Although the son of Arazi could make it back to the races in 60 days or so, Baffert said the Wood Memorial and Swaps Stakes winner will be out for the rest of the year, preventing any participation in the World Thoroughbred Championships (Breeders' Cup) at the end of the year.
"We want to have a nice horse for next year," Baffert said.
So, that means the first three finishers in this year's Kentucky Derby -- Monarchos, runner-up Invisible Ink and now Congaree -- are out for the rest of the year.
The second and last stop on the Baffert "victory" train, which was still looking for a victory, was Sunday's Haskell Invitational in New Jersey.
Here the pressure was really on. Point Given had arrived at the shore spa as a prohibitive favorite to annex the Grade I race, which added $500,000 to the $1 million purse by his appearance, and an on-track crowd of 47,127 wanted no disappointments.
The son of Thunder Gulch had been training at Del Mar in a bar shoe, which indicates some sort of problem.

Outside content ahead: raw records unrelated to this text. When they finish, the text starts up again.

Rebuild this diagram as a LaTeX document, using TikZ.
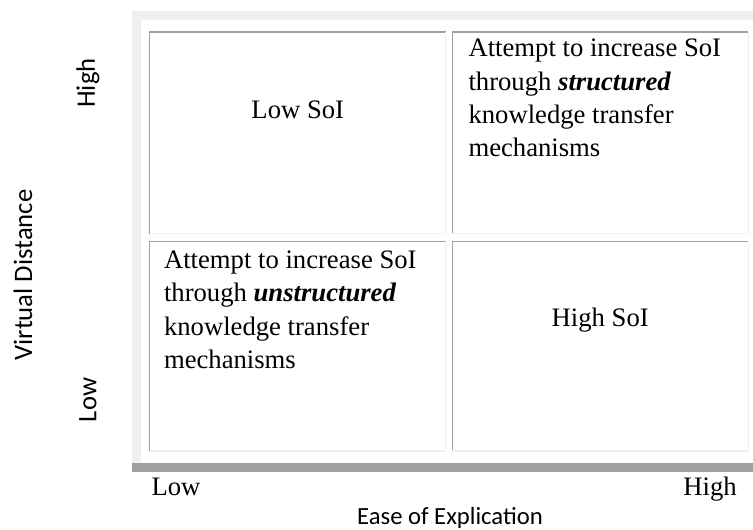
\documentclass[tikz,border=0pt]{standalone}
\usepackage{fontspec}
\setmainfont{Liberation Serif}
\newfontfamily\axisfont{Carlito}
\usetikzlibrary{positioning}
\definecolor{framegray}{HTML}{EFEFEF}
\definecolor{edgegray}{HTML}{A0A0A0}
\definecolor{paleedge}{HTML}{F0F0F0}

\begin{document}
\begin{tikzpicture}[x=0.75pt,y=-0.75pt,
        cell/.style={rectangle,inner sep=0pt,minimum width=221.6pt},
        celltext/.style={inner sep=0pt,font=\fontsize{20}{25}\selectfont},
        bigtext/.style={celltext,anchor=base west,text width=205pt,align=flush left},
        axislabel/.style={inner sep=0pt,font=\axisfont\fontsize{20}{22}\selectfont},
        scalelabel/.style={inner sep=0pt,anchor=base,font=\fontsize{20}{24}\selectfont}]
    \useasboundingbox (0,0) rectangle (753,530);
    \fill[framegray] (132,11) rectangle (753,463);
    \fill[white] (141,20) rectangle (753,463);
    \fill[edgegray] (132,463) rectangle (753,472);
    \node[cell,minimum height=151pt] (tl) at (297.75,132.85) {};
    \node[cell,minimum height=151pt] (tr) at (600.25,132.85) {};
    \node[cell,minimum height=156.75pt] (bl) at (297.75,346.3) {};
    \node[cell,minimum height=156.75pt] (br) at (600.25,346.3) {};
    \foreach \c in {tl,tr,bl,br}{
        \draw[edgegray,line width=1pt] (\c.south west) |- (\c.north east);
        \draw[paleedge,line width=1pt] (\c.south west) -| (\c.north east);
    }
    \node[celltext,anchor=base] (lowsoi) at ([yshift=11pt]tl.center) {Low SoI};
    \node[celltext,anchor=base] (highsoi) at ([yshift=14.5pt]br.center) {High SoI};
    \node[bigtext] (structured) at ([xshift=12pt,yshift=-18.6pt]tr.north west)
        {Attempt to increase SoI\\ through \textbf{\textit{structured}}\\ knowledge transfer\\ mechanisms};
    \node[bigtext] (unstructured) at ([xshift=10.5pt,yshift=-20.2pt]bl.north west)
        {Attempt to increase SoI\\ through \textbf{\textit{unstructured}}\\ knowledge transfer\\ mechanisms};
    \node[axislabel,rotate=90] (vhigh) at (88,83) {High};
    \node[axislabel,rotate=90] (vlow) at (88,400) {Low};
    \node[axislabel,rotate=90] (vdist) at (23,275) {Virtual Distance};
    \node[axislabel,anchor=base,font=\axisfont\fontsize{18.5}{22}\selectfont] (ease) at (450,524) {Ease of Explication};
    \node[scalelabel] (elow) at (176,495) {Low};
    \node[scalelabel] (ehigh) at (710,496) {High};
\end{tikzpicture}
\end{document}
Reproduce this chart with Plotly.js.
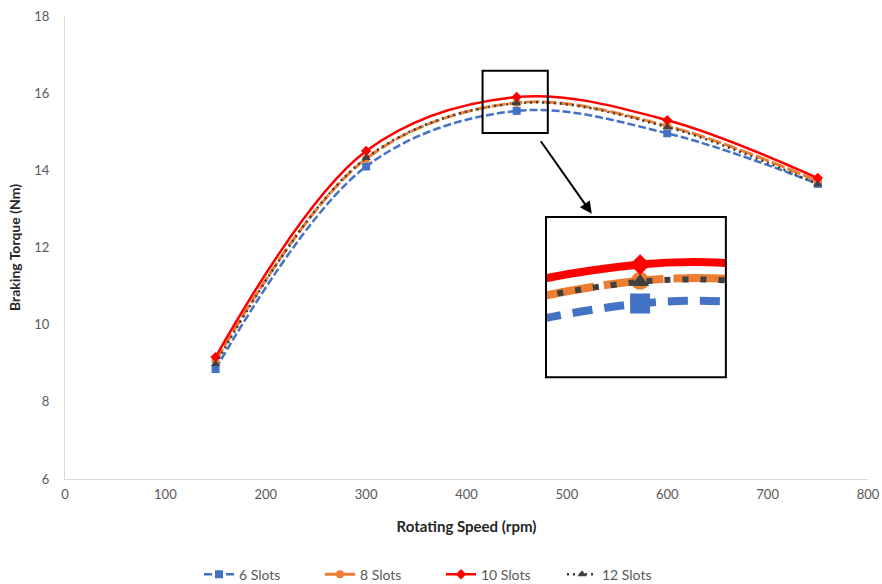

The Thoroughbred Corporation color bearer had the same bar shoe before his dismal Kentucky Derby effort, but Baffert insisted that his star pupil was ready for the task.
A solid field of classmates that included the erratic Hero's Tribute, the hard knocking Burning Roma and a pair of late blooming new shooters, Touch Tone and This Fleet Is Due, were waiting to test the reigning sophomore champ.
Point Given was reluctant to load into the starting gate -- which was placed right in the middle of the homestretch in full view of the crowd that bet him down to 2-5.
As the field turned out of the backstretch and around the final turn, Point Given had ambled up to pacesetter Touch Tone and stalker Burning Roma. As they reached the straight, Point Given seemed to be laboring to get by the tenacious pair. At the finish Point Given had prevailed by less than a length. Touch Tone outnodded Burning Roma for second.
While we wait to see if Point Given will take a trip to Saratoga for a Travers meeting with Scorpion and others, both Baffert and Lukas will say that great horses make a trainer's life easier to handle.